At the same time, jurisdictions such as Jersey continue to play an important role in facilitating these international capital flows through their focus on stability, governance and regulatory certainty, supporting clients’ increasing prioritisation of substance, resilience and long-term stability.

Mitigating complexity

Jersey has played a significant role in supporting UK and international private wealth through trusts, foundations, family office services, fund structures and cross-border administration for many decades – and that role is now evolving in response to these changing patterns of wealth mobility.

In this new world of complex globally mobile wealth, transparency, substance, compliance and international cooperation have become increasingly important. In a period marked by geopolitical uncertainty and rapidly evolving tax regimes, predictability and institutional trust are becoming increasingly valuable attributes.

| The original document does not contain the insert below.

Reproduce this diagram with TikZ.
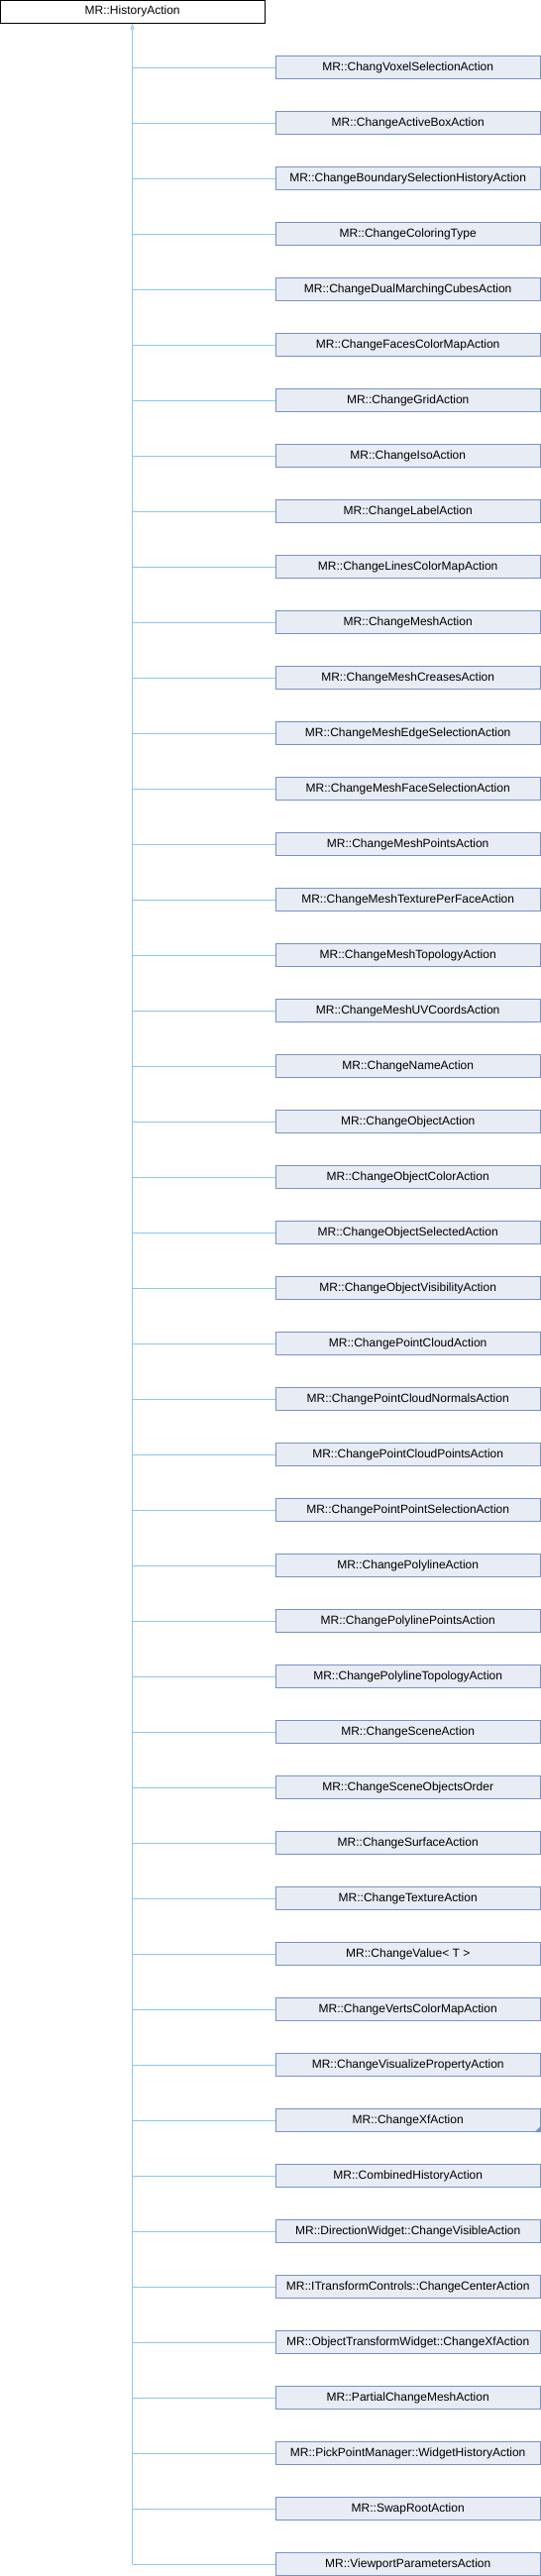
\documentclass[tikz,border=0pt]{standalone}
\usepackage{fontspec}
\setmainfont{Liberation Sans}
\usetikzlibrary{arrows.meta}
\definecolor{classfill}{RGB}{232,236,244}
\definecolor{classline}{RGB}{120,146,202}
\definecolor{linkblue}{RGB}{140,200,235}
\tikzstyle{base}=[draw=black,fill=white,line width=1pt,minimum width=267pt,minimum height=23pt,inner sep=0pt,font=\fontsize{12}{14}\selectfont]
\tikzstyle{derived}=[base,draw=classline,fill=classfill]
\tikzstyle{link}=[draw=linkblue,line width=1pt]

\begin{document}
\begin{tikzpicture}[x=1pt,y=-1pt]
\useasboundingbox (0,0) rectangle (546,2600);
\node[base] at (133.6, 11.7) (root) {MR::HistoryAction};
\node[derived] at (411.7, 68) (c1) {MR::ChangVoxelSelectionAction};
\node[derived] at (411.7, 124) (c2) {MR::ChangeActiveBoxAction};
\node[derived] at (411.7, 180) (c3) {MR::ChangeBoundarySelectionHistoryAction};
\node[derived] at (411.7, 236) (c4) {MR::ChangeColoringType};
\node[derived] at (411.7, 292) (c5) {MR::ChangeDualMarchingCubesAction};
\node[derived] at (411.7, 348) (c6) {MR::ChangeFacesColorMapAction};
\node[derived] at (411.7, 404) (c7) {MR::ChangeGridAction};
\node[derived] at (411.7, 460) (c8) {MR::ChangeIsoAction};
\node[derived] at (411.7, 516) (c9) {MR::ChangeLabelAction};
\node[derived] at (411.7, 572) (c10) {MR::ChangeLinesColorMapAction};
\node[derived] at (411.7, 628) (c11) {MR::ChangeMeshAction};
\node[derived] at (411.7, 684) (c12) {MR::ChangeMeshCreasesAction};
\node[derived] at (411.7, 740) (c13) {MR::ChangeMeshEdgeSelectionAction};
\node[derived] at (411.7, 796) (c14) {MR::ChangeMeshFaceSelectionAction};
\node[derived] at (411.7, 852) (c15) {MR::ChangeMeshPointsAction};
\node[derived] at (411.7, 908) (c16) {MR::ChangeMeshTexturePerFaceAction};
\node[derived] at (411.7, 964) (c17) {MR::ChangeMeshTopologyAction};
\node[derived] at (411.7, 1020) (c18) {MR::ChangeMeshUVCoordsAction};
\node[derived] at (411.7, 1076) (c19) {MR::ChangeNameAction};
\node[derived] at (411.7, 1132) (c20) {MR::ChangeObjectAction};
\node[derived] at (411.7, 1188) (c21) {MR::ChangeObjectColorAction};
\node[derived] at (411.7, 1244) (c22) {MR::ChangeObjectSelectedAction};
\node[derived] at (411.7, 1300) (c23) {MR::ChangeObjectVisibilityAction};
\node[derived] at (411.7, 1356) (c24) {MR::ChangePointCloudAction};
\node[derived] at (411.7, 1412) (c25) {MR::ChangePointCloudNormalsAction};
\node[derived] at (411.7, 1468) (c26) {MR::ChangePointCloudPointsAction};
\node[derived] at (411.7, 1524) (c27) {MR::ChangePointPointSelectionAction};
\node[derived] at (411.7, 1580) (c28) {MR::ChangePolylineAction};
\node[derived] at (411.7, 1636) (c29) {MR::ChangePolylinePointsAction};
\node[derived] at (411.7, 1692) (c30) {MR::ChangePolylineTopologyAction};
\node[derived] at (411.7, 1748) (c31) {MR::ChangeSceneAction};
\node[derived] at (411.7, 1804) (c32) {MR::ChangeSceneObjectsOrder};
\node[derived] at (411.7, 1860) (c33) {MR::ChangeSurfaceAction};
\node[derived] at (411.7, 1916) (c34) {MR::ChangeTextureAction};
\node[derived] at (411.7, 1972) (c35) {MR::ChangeValue< T >};
\node[derived] at (411.7, 2028) (c36) {MR::ChangeVertsColorMapAction};
\node[derived] at (411.7, 2084) (c37) {MR::ChangeVisualizePropertyAction};
\node[derived] at (411.7, 2140) (c38) {MR::ChangeXfAction};
\node[derived] at (411.7, 2196) (c39) {MR::CombinedHistoryAction};
\node[derived] at (411.7, 2252) (c40) {MR::DirectionWidget::ChangeVisibleAction};
\node[derived] at (411.7, 2308) (c41) {MR::ITransformControls::ChangeCenterAction};
\node[derived] at (411.7, 2364) (c42) {MR::ObjectTransformWidget::ChangeXfAction};
\node[derived] at (411.7, 2420) (c43) {MR::PartialChangeMeshAction};
\node[derived] at (411.7, 2476) (c44) {MR::PickPointManager::WidgetHistoryAction};
\node[derived] at (411.7, 2532) (c45) {MR::SwapRootAction};
\node[derived] at (411.7, 2588) (c46) {MR::ViewportParametersAction};
% marker for a class with more derived classes
\fill[classline] (c38.south east) -- ++(-6,0) -- ++(6,-6) -- cycle;
% inheritance lines
\draw[link,{Triangle[open,length=6pt,width=4pt]}-] (root.south) -- (c46.west -| root.south);
\foreach \i in {1,...,46}
  \draw[link] (c\i.west) -- (c\i.west -| root.south);
\end{tikzpicture}
\end{document}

Many clients now have interests that span multiple jurisdictions and tax regimes; they hold diverse assets including private equity, real estate and digital assets; they operate businesses; they pursue philanthropic strategies; and succession planning is becoming more intricate as intergenerational priorities evolve and younger family members adopt more international lifestyles.

Against that backdrop, families are seeking structures that reduce multi-jurisdictional friction and that provide flexibility, governance, global reach, clarity and long-term resilience.

This is where Jersey’s combination of stability, expertise and international connectivity becomes increasingly relevant.

In relation to the UK’s evolving family wealth dynamics in particular, Jersey has a significant role to play, continuing to facilitate substantial pools of international capital into UK real estate, infrastructure, private equity and operating businesses – acting as a critical part of the broader ecosystem that supports the UK’s international financial connectivity.

As wealth mobility continues to evolve, that interconnected ecosystem will become even more important.

For modern families, conversations are less about simply relocating permanently to a single jurisdiction and more about multiple residences, diversified asset exposure, international family structures and global advisory networks.

As global wealth becomes more international, mobile and interconnected, trusted international finance centres such as Jersey will continue to play an important role alongside advisory centres capable of combining expertise, stability, connectivity and long-term trust.

London and Jersey each play distinct but complementary roles within that ecosystem, and in an increasingly fragmented world, those interconnected relationships are likely to become more important than ever.